“Eu sei que que a Carol não vai mais voltar. Será sempre apenas visita”, diz a aposentada Sueli, 53 anos, sobre a filha. A família, de Casa Branca (SP), viu há cinco anos a jovem sair de casa para cursar psicologia em Campinas (SP). Deixou orgulho e saudade, mas também laços rompidos. “Só de ver a cama dela arrumada vinha uma sensação forte de que perdi algo”, conta a mãe. Exceção às visitas casuais de Carol, a porta do quarto ficou fechada por cerca de um ano, diz. O ambiente a lembrava todo dia do que tentava esquecer.
Além de cômodos vazios, certos objetos e atividades também são ressignificados pelos pais com a mudança de rotina, segundo Marcelo Alves, doutor em Psicologia Social e professor da Universidade Presbiteriana Mackenzie. “É uma alteração muito grande. Os pais passam a ter que ressignificar suas vidas”. Como Sueli que passou a ajudar o marido, Ademir, no comércio — pais desocupados tendem a sentir mais a perda, dizem especialistas —, após o mais novo, João, seguir o exemplo da irmã, deixando o casal sozinho, em definitivo. Eles também aderiram às redes sociais e contatam os filhos diariamente.

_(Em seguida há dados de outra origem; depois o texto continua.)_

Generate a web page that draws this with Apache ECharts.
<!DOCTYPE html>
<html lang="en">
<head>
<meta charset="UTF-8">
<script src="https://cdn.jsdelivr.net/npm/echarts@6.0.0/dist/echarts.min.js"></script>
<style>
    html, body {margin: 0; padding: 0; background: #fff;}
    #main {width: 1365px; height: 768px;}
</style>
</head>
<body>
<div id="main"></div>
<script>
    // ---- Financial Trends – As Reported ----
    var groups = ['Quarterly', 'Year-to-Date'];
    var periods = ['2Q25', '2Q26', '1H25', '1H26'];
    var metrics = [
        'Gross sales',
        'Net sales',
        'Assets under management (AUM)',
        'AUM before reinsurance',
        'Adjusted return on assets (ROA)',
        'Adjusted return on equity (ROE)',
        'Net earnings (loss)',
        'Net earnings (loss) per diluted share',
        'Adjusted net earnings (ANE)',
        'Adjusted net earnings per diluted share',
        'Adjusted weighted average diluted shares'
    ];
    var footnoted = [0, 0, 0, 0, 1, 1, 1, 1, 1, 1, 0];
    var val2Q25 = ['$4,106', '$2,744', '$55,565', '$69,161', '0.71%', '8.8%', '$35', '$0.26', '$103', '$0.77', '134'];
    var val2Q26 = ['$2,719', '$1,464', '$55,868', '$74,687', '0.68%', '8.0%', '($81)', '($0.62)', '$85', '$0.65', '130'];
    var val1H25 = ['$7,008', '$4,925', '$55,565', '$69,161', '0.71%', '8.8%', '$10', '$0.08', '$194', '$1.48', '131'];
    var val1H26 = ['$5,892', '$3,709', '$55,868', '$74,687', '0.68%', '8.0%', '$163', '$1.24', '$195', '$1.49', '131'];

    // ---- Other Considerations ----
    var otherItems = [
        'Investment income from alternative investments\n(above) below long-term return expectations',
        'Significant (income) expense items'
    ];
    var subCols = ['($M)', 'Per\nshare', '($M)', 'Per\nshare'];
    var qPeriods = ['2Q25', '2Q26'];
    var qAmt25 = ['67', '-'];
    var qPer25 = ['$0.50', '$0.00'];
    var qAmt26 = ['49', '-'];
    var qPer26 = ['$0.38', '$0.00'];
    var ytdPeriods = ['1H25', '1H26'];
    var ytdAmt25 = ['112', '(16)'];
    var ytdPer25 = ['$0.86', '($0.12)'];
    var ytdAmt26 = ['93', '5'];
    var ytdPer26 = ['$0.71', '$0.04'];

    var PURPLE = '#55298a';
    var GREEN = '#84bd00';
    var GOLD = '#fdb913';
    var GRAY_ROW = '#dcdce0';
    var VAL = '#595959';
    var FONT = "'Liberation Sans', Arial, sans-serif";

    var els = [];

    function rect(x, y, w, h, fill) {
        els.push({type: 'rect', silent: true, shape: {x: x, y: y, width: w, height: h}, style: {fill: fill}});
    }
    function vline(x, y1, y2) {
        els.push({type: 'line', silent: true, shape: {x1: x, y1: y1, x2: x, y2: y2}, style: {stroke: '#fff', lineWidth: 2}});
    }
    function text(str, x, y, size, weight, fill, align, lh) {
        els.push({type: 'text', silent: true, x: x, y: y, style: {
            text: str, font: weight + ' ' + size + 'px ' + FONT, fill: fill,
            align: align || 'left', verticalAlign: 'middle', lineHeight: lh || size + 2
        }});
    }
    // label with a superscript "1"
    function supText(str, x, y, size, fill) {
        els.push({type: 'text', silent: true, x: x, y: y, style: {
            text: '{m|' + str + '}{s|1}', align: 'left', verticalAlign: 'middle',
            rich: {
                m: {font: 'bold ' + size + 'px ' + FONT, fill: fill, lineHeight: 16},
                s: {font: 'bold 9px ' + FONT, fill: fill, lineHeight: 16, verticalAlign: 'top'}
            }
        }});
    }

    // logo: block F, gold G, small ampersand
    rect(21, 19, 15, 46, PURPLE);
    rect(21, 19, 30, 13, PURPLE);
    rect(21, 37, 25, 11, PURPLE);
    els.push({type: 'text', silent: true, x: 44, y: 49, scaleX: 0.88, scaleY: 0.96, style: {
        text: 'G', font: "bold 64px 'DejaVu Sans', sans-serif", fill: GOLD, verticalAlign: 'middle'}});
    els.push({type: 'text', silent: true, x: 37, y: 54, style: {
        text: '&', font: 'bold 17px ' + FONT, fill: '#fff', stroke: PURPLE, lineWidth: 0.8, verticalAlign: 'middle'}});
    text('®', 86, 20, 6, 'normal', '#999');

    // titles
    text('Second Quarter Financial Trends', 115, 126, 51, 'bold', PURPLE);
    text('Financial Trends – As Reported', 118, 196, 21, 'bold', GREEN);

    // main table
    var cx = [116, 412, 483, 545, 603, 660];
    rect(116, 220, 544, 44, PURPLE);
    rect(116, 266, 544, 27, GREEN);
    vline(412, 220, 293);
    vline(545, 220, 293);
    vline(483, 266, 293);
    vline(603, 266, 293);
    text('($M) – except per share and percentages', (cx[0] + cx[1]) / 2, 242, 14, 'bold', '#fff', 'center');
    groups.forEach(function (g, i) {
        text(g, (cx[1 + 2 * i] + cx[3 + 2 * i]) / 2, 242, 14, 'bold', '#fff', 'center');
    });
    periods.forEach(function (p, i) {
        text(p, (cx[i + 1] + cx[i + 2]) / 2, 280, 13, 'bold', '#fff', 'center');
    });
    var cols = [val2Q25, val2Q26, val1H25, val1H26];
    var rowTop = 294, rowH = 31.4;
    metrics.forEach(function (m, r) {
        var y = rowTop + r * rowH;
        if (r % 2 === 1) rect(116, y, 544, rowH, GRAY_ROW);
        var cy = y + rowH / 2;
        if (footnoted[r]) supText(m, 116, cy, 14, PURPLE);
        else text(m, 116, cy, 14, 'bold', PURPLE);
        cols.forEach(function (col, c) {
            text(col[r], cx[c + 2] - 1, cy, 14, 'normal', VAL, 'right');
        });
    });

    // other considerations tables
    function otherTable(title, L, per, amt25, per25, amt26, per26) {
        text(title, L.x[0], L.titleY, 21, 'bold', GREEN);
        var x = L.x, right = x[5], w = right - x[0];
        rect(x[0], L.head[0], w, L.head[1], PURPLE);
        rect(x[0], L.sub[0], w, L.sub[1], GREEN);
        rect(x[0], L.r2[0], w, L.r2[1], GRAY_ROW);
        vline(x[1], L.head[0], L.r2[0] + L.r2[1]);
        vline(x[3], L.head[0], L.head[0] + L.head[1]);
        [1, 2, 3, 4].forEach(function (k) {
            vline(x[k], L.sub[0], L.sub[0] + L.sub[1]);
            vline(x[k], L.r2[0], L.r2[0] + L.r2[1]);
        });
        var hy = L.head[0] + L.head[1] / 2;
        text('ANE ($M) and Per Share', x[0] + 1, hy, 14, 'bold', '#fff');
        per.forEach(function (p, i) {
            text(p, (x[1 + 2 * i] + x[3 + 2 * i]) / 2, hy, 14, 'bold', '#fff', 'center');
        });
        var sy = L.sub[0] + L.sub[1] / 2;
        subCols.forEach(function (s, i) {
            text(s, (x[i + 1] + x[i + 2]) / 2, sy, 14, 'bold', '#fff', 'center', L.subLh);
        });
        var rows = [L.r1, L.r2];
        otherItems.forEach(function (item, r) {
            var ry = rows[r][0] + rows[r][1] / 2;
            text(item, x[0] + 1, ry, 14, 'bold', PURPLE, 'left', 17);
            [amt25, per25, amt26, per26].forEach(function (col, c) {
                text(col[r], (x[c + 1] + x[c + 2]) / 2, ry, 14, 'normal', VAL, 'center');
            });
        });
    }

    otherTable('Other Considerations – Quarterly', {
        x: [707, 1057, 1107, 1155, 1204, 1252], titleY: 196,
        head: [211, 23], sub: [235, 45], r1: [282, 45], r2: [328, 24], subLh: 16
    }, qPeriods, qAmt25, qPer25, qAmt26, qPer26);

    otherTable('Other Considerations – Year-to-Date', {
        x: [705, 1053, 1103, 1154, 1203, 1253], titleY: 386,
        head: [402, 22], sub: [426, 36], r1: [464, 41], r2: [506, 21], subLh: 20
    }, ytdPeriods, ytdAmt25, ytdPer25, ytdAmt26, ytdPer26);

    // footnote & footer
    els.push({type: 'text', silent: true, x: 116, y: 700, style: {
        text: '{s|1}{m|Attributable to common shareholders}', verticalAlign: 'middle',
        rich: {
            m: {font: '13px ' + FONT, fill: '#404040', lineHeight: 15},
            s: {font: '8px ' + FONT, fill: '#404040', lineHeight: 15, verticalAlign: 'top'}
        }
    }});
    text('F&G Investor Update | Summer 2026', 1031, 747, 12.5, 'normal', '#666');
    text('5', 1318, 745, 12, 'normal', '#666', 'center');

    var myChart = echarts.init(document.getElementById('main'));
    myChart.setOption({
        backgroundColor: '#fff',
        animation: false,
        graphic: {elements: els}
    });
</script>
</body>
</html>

Privilégio que Anália de Oliveira, 82 anos, não teve quando viu a caçula, Brenda, partir para cursar o colegial em Belo Horizonte (MG). Era 1987. Na casa da família, em Campos Altos (MG), a mãe respirava preocupada. Falavam por telefone uma vez na semana. “Me senti sozinha. Meu marido viajava muito e eu tinha medo: não teria quem me levar ao médico se precisasse”, conta ela, medindo cada palavra já que, ao lado, a filha ouve atenta ao depoimento. A curiosidade é justificada. Muitos pais sofrem em segredo após a saída dos filhos. “Sabem que, se contarem, os filhos podem não ficar bem, já que têm outras tarefas e demandas”, afirma a psicóloga Alessandra Turini, da Unesp.

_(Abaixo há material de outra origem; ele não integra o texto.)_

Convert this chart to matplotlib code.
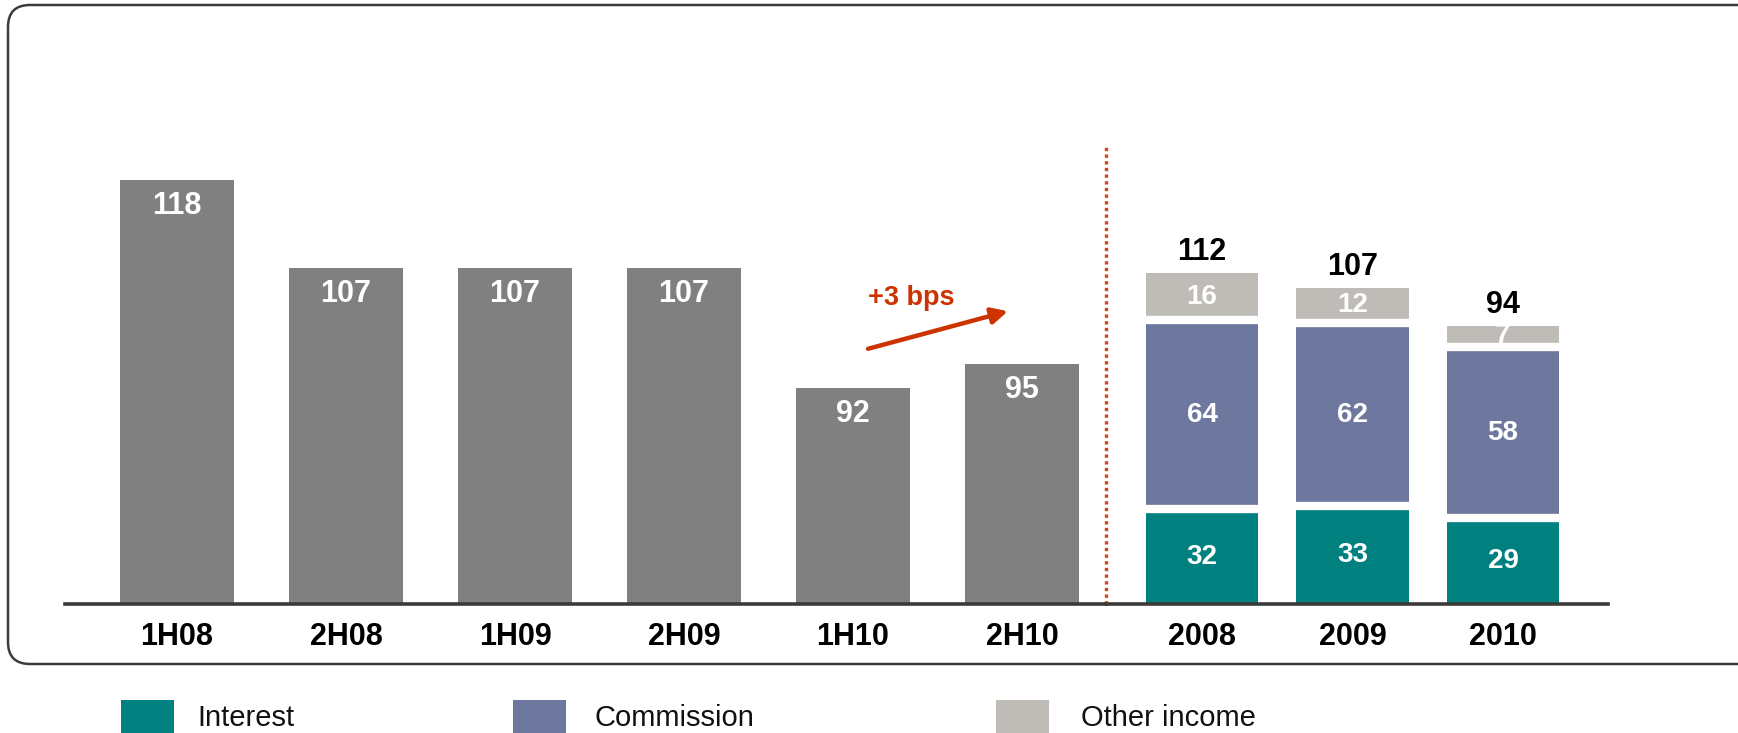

Os paulistanos Fábio e Ricardo, de 47 e 49 anos respectivamente, servem de exemplo. “Nunca contei para eles, mas chorava muito”, revela Caetana, 71 anos, rindo. Por opção, os irmãos saíram de casa há cerca de três décadas, em um intervalo de um ano. Mãe solteira, Caetana passou a sentir-se “inútil” e “sozinha”, mesmo trabalhando. Nunca procurou um psicólogo — por falta de “tempo e dinheiro” —, mas diz ter tido depressão. “O que mais doía é que eu tentava contar às minhas amigas o sofrimento. Mas ninguém conseguia entender”. Para ela, o tempo serviu de cura. Ou remédio, já que a cicatriz permanece e é cutucada de vez em quando, como enquanto cozinha. “O Ricardo comia muito. Em vez de um frango, sempre fazia dois”, lembra ela, saudosa.